#### Directions
Repeat, please, only the lines from the top of the data down to the line with "0.0006, 0.0006, 0.0006, 0.0006, 0.0007, 0.0010]"; include both of those lines.
·····
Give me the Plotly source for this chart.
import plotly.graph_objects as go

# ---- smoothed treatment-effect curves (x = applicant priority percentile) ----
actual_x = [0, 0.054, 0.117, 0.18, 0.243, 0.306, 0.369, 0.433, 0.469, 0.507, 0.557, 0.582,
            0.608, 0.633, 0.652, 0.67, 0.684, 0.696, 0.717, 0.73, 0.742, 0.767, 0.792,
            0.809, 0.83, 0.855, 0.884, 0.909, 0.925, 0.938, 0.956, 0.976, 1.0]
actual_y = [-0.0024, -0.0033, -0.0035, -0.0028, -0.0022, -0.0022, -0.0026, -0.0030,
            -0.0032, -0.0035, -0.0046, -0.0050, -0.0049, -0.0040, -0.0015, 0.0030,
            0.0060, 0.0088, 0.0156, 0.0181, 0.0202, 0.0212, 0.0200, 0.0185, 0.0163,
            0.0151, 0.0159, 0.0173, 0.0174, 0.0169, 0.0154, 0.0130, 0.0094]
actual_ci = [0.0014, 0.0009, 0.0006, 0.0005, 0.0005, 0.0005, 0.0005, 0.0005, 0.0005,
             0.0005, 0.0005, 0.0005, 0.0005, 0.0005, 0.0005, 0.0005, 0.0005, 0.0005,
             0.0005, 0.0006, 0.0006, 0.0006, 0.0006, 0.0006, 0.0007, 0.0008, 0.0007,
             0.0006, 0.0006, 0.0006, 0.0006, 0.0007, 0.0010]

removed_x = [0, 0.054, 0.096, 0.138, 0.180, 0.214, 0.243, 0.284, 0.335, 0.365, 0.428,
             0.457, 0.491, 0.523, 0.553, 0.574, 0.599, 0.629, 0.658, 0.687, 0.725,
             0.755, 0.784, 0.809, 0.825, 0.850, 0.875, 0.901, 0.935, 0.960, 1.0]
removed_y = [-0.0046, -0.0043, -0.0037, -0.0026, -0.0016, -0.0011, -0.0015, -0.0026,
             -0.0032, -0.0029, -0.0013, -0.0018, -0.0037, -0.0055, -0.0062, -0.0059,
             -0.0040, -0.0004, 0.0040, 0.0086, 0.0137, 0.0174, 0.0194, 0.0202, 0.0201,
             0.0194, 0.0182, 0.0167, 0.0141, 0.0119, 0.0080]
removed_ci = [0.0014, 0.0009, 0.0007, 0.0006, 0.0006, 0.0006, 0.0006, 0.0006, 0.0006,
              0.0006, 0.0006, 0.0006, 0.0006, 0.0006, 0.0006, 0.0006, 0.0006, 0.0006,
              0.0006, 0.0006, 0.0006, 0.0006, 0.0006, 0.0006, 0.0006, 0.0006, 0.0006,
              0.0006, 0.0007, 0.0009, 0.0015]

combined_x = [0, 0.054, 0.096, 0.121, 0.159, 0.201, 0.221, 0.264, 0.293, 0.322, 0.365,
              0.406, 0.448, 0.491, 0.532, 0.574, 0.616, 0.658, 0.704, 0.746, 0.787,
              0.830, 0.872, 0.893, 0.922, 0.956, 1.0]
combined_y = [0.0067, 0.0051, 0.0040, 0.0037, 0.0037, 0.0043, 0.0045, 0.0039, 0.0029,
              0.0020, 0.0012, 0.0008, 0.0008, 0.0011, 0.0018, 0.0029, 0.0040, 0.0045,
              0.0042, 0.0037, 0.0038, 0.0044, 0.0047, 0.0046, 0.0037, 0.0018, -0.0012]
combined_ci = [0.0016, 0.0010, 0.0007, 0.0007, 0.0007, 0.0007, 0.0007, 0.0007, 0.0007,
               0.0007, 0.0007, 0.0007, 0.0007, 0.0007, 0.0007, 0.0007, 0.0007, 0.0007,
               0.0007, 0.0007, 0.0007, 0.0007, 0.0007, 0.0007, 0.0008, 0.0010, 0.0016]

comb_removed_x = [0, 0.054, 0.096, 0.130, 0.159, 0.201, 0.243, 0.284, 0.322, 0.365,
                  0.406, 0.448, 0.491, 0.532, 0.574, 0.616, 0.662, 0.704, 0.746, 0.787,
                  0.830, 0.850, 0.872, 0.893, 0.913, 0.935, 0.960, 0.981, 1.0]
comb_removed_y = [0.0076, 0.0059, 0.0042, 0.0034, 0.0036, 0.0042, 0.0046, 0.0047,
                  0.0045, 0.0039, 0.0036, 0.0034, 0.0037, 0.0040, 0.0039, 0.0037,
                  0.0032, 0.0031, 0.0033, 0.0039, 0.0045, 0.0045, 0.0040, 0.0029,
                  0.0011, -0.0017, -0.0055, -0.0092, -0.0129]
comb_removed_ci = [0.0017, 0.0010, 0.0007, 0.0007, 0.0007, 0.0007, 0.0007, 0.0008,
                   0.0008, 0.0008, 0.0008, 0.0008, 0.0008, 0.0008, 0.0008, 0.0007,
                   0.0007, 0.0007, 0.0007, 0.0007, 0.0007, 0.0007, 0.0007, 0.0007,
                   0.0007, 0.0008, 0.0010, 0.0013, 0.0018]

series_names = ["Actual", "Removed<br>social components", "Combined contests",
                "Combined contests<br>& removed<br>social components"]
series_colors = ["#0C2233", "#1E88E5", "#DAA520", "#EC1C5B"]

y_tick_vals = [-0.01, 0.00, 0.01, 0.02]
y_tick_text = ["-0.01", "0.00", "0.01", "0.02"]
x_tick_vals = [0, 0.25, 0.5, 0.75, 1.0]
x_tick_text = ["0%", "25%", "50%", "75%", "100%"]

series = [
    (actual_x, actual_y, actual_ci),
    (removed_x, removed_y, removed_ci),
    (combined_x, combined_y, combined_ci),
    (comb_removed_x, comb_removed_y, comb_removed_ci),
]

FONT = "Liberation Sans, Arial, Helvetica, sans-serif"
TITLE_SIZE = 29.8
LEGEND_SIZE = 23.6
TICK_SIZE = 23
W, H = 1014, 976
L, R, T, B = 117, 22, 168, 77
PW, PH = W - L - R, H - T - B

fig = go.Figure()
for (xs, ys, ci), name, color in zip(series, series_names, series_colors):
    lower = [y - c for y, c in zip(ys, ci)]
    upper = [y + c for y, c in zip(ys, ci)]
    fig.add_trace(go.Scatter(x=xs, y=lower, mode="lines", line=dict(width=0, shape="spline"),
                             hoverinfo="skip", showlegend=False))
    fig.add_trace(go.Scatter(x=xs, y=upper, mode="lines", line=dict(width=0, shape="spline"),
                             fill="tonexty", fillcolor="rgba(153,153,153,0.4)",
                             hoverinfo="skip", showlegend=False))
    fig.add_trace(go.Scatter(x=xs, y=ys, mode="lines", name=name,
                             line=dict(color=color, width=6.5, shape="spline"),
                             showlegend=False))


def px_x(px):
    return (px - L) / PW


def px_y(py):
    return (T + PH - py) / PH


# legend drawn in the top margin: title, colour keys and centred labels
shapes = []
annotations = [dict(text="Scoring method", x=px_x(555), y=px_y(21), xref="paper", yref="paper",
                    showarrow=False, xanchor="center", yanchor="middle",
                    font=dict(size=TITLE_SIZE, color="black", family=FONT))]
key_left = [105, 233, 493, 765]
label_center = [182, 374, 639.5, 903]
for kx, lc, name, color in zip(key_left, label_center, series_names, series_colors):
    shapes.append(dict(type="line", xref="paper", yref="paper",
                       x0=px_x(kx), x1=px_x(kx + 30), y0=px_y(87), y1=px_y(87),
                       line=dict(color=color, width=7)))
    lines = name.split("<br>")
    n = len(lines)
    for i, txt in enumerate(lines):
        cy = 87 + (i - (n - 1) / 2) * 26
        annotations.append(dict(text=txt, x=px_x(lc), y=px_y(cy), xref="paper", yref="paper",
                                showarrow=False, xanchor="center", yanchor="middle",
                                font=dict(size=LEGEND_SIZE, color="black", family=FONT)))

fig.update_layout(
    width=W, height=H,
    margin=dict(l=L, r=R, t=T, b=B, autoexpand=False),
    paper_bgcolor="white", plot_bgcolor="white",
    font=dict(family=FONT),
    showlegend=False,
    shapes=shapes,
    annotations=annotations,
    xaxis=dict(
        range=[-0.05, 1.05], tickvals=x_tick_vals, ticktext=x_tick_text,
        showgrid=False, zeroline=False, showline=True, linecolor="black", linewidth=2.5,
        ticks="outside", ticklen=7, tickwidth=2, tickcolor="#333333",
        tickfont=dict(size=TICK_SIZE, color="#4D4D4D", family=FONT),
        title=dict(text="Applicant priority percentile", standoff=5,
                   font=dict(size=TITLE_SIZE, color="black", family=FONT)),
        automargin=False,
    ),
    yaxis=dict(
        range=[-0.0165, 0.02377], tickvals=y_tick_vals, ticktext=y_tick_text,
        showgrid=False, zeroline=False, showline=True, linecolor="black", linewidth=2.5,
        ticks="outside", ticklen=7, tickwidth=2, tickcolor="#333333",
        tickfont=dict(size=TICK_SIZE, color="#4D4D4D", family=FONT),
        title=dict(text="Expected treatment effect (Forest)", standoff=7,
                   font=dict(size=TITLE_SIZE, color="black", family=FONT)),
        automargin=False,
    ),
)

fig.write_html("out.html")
·····
#### Exercise result
Give me the Plotly source for this chart.
import plotly.graph_objects as go

# ---- smoothed treatment-effect curves (x = applicant priority percentile) ----
actual_x = [0, 0.054, 0.117, 0.18, 0.243, 0.306, 0.369, 0.433, 0.469, 0.507, 0.557, 0.582,
            0.608, 0.633, 0.652, 0.67, 0.684, 0.696, 0.717, 0.73, 0.742, 0.767, 0.792,
            0.809, 0.83, 0.855, 0.884, 0.909, 0.925, 0.938, 0.956, 0.976, 1.0]
actual_y = [-0.0024, -0.0033, -0.0035, -0.0028, -0.0022, -0.0022, -0.0026, -0.0030,
            -0.0032, -0.0035, -0.0046, -0.0050, -0.0049, -0.0040, -0.0015, 0.0030,
            0.0060, 0.0088, 0.0156, 0.0181, 0.0202, 0.0212, 0.0200, 0.0185, 0.0163,
            0.0151, 0.0159, 0.0173, 0.0174, 0.0169, 0.0154, 0.0130, 0.0094]
actual_ci = [0.0014, 0.0009, 0.0006, 0.0005, 0.0005, 0.0005, 0.0005, 0.0005, 0.0005,
             0.0005, 0.0005, 0.0005, 0.0005, 0.0005, 0.0005, 0.0005, 0.0005, 0.0005,
             0.0005, 0.0006, 0.0006, 0.0006, 0.0006, 0.0006, 0.0007, 0.0008, 0.0007,
             0.0006, 0.0006, 0.0006, 0.0006, 0.0007, 0.0010]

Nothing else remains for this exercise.